** Start **
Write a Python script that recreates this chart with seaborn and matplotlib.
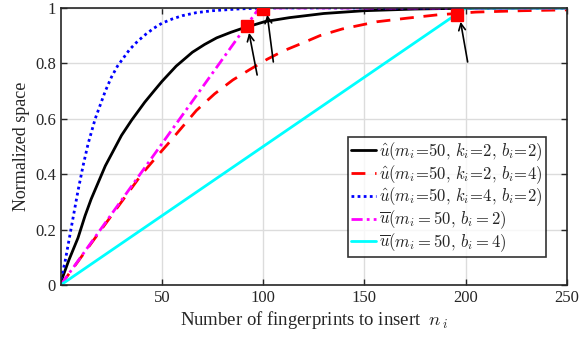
import matplotlib
matplotlib.use("Agg")
import matplotlib.pyplot as plt
import numpy as np
import pandas as pd
import seaborn as sns

# values
n_k2b2 = [0, 4, 8.5, 12, 15, 18.5, 22, 26, 30, 35, 41.5, 46, 50, 57, 65, 71, 77, 84, 90,
          101, 113, 130, 150, 175, 200, 250]
u_k2b2 = [0.01, 0.09, 0.17, 0.25, 0.31, 0.37, 0.43, 0.485, 0.54, 0.595, 0.66, 0.70, 0.735,
          0.79, 0.84, 0.868, 0.892, 0.912, 0.927, 0.951, 0.965, 0.98, 0.99, 0.996, 0.999, 1.0]

n_k2b4 = [0, 20, 40, 47, 53, 60, 67, 76, 85, 93, 102, 110, 120, 128, 139, 156, 171, 186,
          205, 228, 250]
u_k2b4 = [0, 0.2, 0.4, 0.46, 0.51, 0.57, 0.63, 0.69, 0.74, 0.776, 0.815, 0.845, 0.875, 0.9,
          0.924, 0.95, 0.963, 0.975, 0.985, 0.99, 0.993]

n_k4b2 = [0, 2, 5, 8.5, 11, 13.5, 17, 19.5, 22, 25, 28, 31, 34, 38, 42, 46, 50, 55, 60, 67,
          75, 87, 100, 250]
u_k4b2 = [0.02, 0.08, 0.2, 0.34, 0.43, 0.51, 0.6, 0.65, 0.70, 0.75, 0.79, 0.82, 0.85, 0.88,
          0.905, 0.927, 0.945, 0.96, 0.972, 0.983, 0.99, 0.996, 1.0, 1.0]

n_bar_b2 = [0, 98, 250]
u_bar_b2 = [0, 1.0, 1.0]

n_bar_b4 = [0, 200, 250]
u_bar_b4 = [0, 1.0, 1.0]

# red square markers and arrows (tail -> head)
mark_n = [92, 100, 195.5]
mark_u = [0.935, 0.997, 0.975]
arrow_tail_n = [97, 105, 201]
arrow_tail_u = [0.758, 0.805, 0.805]
arrow_head_n = [93, 102, 197.5]
arrow_head_u = [0.91, 0.975, 0.95]

sns.set_style("ticks")
plt.rcParams['font.family'] = ['Liberation Serif', 'DejaVu Serif']
plt.rcParams['mathtext.fontset'] = 'cm'
plt.rcParams['xtick.direction'] = 'in'
plt.rcParams['ytick.direction'] = 'in'

fig = plt.figure(figsize=(5.79, 3.45), dpi=100)
ax = fig.add_axes([0.105, 0.174, 0.874, 0.803])

sns.lineplot(x=n_k2b2, y=u_k2b2, ax=ax, color="black", lw=2,
             label=r'$\hat{u}(m_i\!=\!50,\,k_i\!=\!2,\,b_i\!=\!2)$')
sns.lineplot(x=n_k2b4, y=u_k2b4, ax=ax, color="red", lw=2, dashes=(5, 3.5),
             label=r'$\hat{u}(m_i\!=\!50,\,k_i\!=\!2,\,b_i\!=\!4)$')
sns.lineplot(x=n_k4b2, y=u_k4b2, ax=ax, color="blue", lw=2, dashes=(1, 1.2),
             label=r'$\hat{u}(m_i\!=\!50,\,k_i\!=\!4,\,b_i\!=\!2)$')
sns.lineplot(x=n_bar_b2, y=u_bar_b2, ax=ax, color="magenta", lw=2, dashes=(4, 1.5, 1, 1.5),
             label=r'$\overline{u}(m_i = 50,\,b_i = 2)$')
sns.lineplot(x=n_bar_b4, y=u_bar_b4, ax=ax, color="cyan", lw=2,
             label=r'$\overline{u}(m_i = 50,\,b_i = 4)$')

ax.plot(mark_n, mark_u, ls="none", marker="s", ms=8.5, color="red", zorder=5)
for i in range(len(mark_n)):
    ax.annotate("", xy=(arrow_head_n[i], arrow_head_u[i]),
                xytext=(arrow_tail_n[i], arrow_tail_u[i]),
                arrowprops=dict(arrowstyle="->", color="black", lw=1.2,
                                shrinkA=0, shrinkB=0, mutation_scale=12),
                zorder=6)

ax.set_xlim(0, 250)
ax.set_ylim(0, 1)
ax.set_xticks([50, 100, 150, 200, 250])
ax.set_yticks([0, 0.2, 0.4, 0.6, 0.8, 1])
ax.set_yticklabels(["0", "0.2", "0.4", "0.6", "0.8", "1"])
ax.tick_params(labelsize=12, top=True, right=True, length=4, width=1, colors="#262626")
ax.grid(True, color="#dcdcdc", lw=1)
ax.set_axisbelow(True)
for s in ax.spines.values():
    s.set_linewidth(1.2)
    s.set_color("#262626")

ax.set_xlabel(r'Number of fingerprints to insert  $n_{\,i}$', fontsize=13.5, labelpad=2)
ax.set_ylabel("Normalized space", fontsize=13, labelpad=4)

leg = ax.legend(loc="lower right", bbox_to_anchor=(0.958, 0.1), fontsize=12,
                handlelength=1.5, handletextpad=0.15, borderpad=0.2,
                labelspacing=0.0, frameon=True, fancybox=False, borderaxespad=0)
leg.get_frame().set_edgecolor("black")
leg.get_frame().set_linewidth(1.2)

plt.savefig("out.png", dpi=100)
plt.close()
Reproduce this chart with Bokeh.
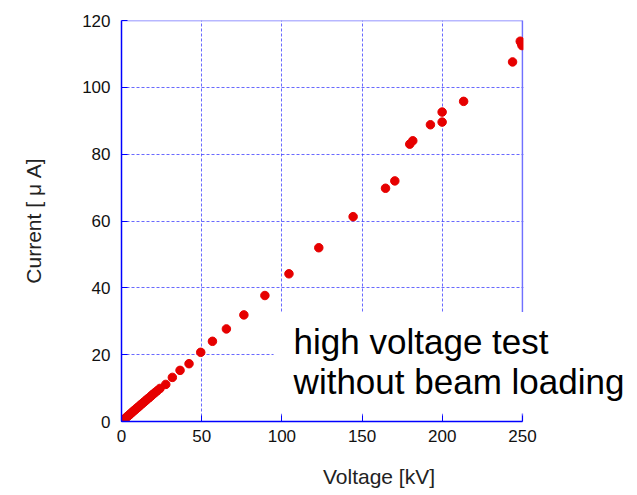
from bokeh.plotting import figure
from bokeh.models import Range1d, Label, BoxAnnotation, FixedTicker, ColumnDataSource
from bokeh.embed import file_html
from bokeh.resources import INLINE

voltage_kv = [0, 0.5, 1.2, 2.0, 2.8, 3.6, 4.4, 5.2, 6.0, 6.8,
              7.6, 8.5, 9.3, 10.2, 11.1, 12.0, 13.0, 14.0, 15.0, 16.1,
              17.2, 18.4, 19.5, 20.8, 22.3, 24.0, 27.6, 31.7, 36.5, 42.1,
              49.4, 56.7, 65.4, 76.3, 89.4, 104.4, 123.0, 144.4, 164.6, 170.4,
              179.7, 181.6, 192.6, 199.9, 199.9, 213.3, 243.8, 248.6, 249.7, 249.3]
current_ua = [0, 0.2, 0.5, 0.8, 1.1, 1.5, 1.8, 2.1, 2.5, 2.8,
              3.2, 3.5, 3.9, 4.2, 4.6, 5.0, 5.4, 5.8, 6.2, 6.7,
              7.1, 7.6, 8.1, 8.6, 9.2, 9.9, 11.1, 13.2, 15.3, 17.3,
              20.7, 24.0, 27.7, 31.9, 37.7, 44.2, 52.0, 61.3, 69.8, 72.0,
              83.0, 84.0, 88.8, 89.6, 92.6, 95.8, 107.6, 113.8, 112.5, 113.2]

x_ticks = [0, 50, 100, 150, 200, 250]
y_ticks = [0, 20, 40, 60, 80, 100, 120]
note_lines = ["high voltage test", "without beam loading"]

FONT = "Liberation Sans"
BLUE = "#0000ff"

# axes box spans 0..250 over 401 px; the frame is widened to the right so the
# note text can run past the right border as in the reference
FRAME_W, FRAME_H, AX_W = 515, 401, 401
x_end = x_ticks[-1] * FRAME_W / AX_W

p = figure(frame_width=FRAME_W, frame_height=FRAME_H,
           x_range=Range1d(0, x_end), y_range=Range1d(0, y_ticks[-1]),
           output_backend="svg", toolbar_location=None,
           min_border_left=121, min_border_right=0, min_border_top=20, min_border_bottom=73,
           background_fill_color="white", border_fill_color="white")

p.xaxis.ticker = FixedTicker(ticks=x_ticks)
p.yaxis.ticker = FixedTicker(ticks=y_ticks)
p.xaxis.bounds = (x_ticks[0], x_ticks[-1])
p.xaxis.axis_label = "Voltage [kV]"
p.yaxis.axis_label = "Current [ \u03bc A]"

for ax in (p.xaxis, p.yaxis):
    ax.axis_line_color = BLUE
    ax.axis_line_width = 1.5
    ax.major_tick_line_color = BLUE
    ax.major_tick_in = 6
    ax.major_tick_out = 0
    ax.minor_tick_line_color = None
    ax.major_label_text_font = FONT
    ax.major_label_text_font_size = "17px"
    ax.major_label_text_color = "#111111"
    ax.axis_label_text_font = FONT
    ax.axis_label_text_font_size = "21px"
    ax.axis_label_text_font_style = "normal"
    ax.axis_label_text_color = "#222222"

p.xaxis.major_label_standoff = 8
p.yaxis.major_label_standoff = 11
p.xaxis.axis_label_standoff = 20
p.yaxis.axis_label_standoff = 34

p.grid.grid_line_color = "#2a2aff"
p.grid.grid_line_alpha = 0.7
p.grid.grid_line_dash = "3 2"
p.grid.grid_line_width = 1

p.outline_line_color = None

# top and right borders of the axes box (lighter blue)
p.segment(x0=[x_ticks[0], x_ticks[-1]], y0=[y_ticks[-1], y_ticks[0]],
          x1=[x_ticks[-1], x_ticks[-1]], y1=[y_ticks[-1], y_ticks[-1]],
          line_color="#7070ff", line_width=1.6)

src = ColumnDataSource(dict(x=voltage_kv, y=current_ua))
p.scatter("x", "y", source=src, size=8.5, fill_color="#e60000", line_color="#e60000")

# blank area right of the axes box
p.add_layout(BoxAnnotation(left=x_ticks[-1] + 0.6, fill_color="white", fill_alpha=1.0,
                           line_color=None))
# white panel behind the note
p.add_layout(BoxAnnotation(left=94.8, bottom=2.4, top=32.8,
                           fill_color="white", fill_alpha=1.0, line_color=None))

p.add_layout(Label(x=107.3, y=24.0, text=note_lines[0], text_font=FONT,
                   text_font_size="35px", text_color="black", text_baseline="alphabetic"))
p.add_layout(Label(x=107.3, y=12.1, text=note_lines[1], text_font=FONT,
                   text_font_size="35px", text_color="black", text_baseline="alphabetic"))

open("out.html", "w").write(file_html(p, INLINE))
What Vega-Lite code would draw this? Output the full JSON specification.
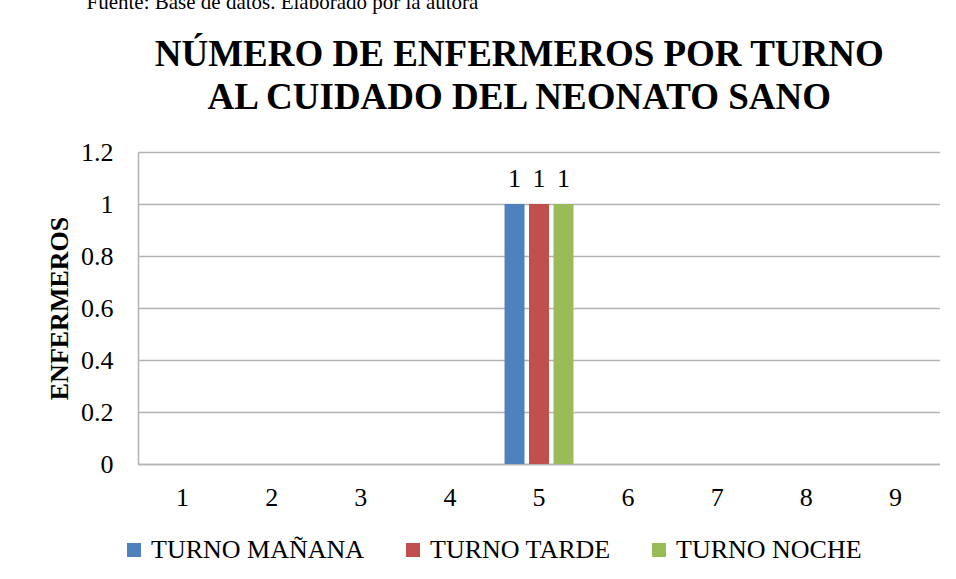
** End **
**Stated goal:**
Repeat only the lines between the start of the data and the line with "0.996, 0.999, 1.0]", including those two lines, and skip the pictures.

**Exercise solution:**
Write a Python script that recreates this chart with seaborn and matplotlib.
import matplotlib
matplotlib.use("Agg")
import matplotlib.pyplot as plt
import numpy as np
import pandas as pd
import seaborn as sns

# values
n_k2b2 = [0, 4, 8.5, 12, 15, 18.5, 22, 26, 30, 35, 41.5, 46, 50, 57, 65, 71, 77, 84, 90,
          101, 113, 130, 150, 175, 200, 250]
u_k2b2 = [0.01, 0.09, 0.17, 0.25, 0.31, 0.37, 0.43, 0.485, 0.54, 0.595, 0.66, 0.70, 0.735,
          0.79, 0.84, 0.868, 0.892, 0.912, 0.927, 0.951, 0.965, 0.98, 0.99, 0.996, 0.999, 1.0]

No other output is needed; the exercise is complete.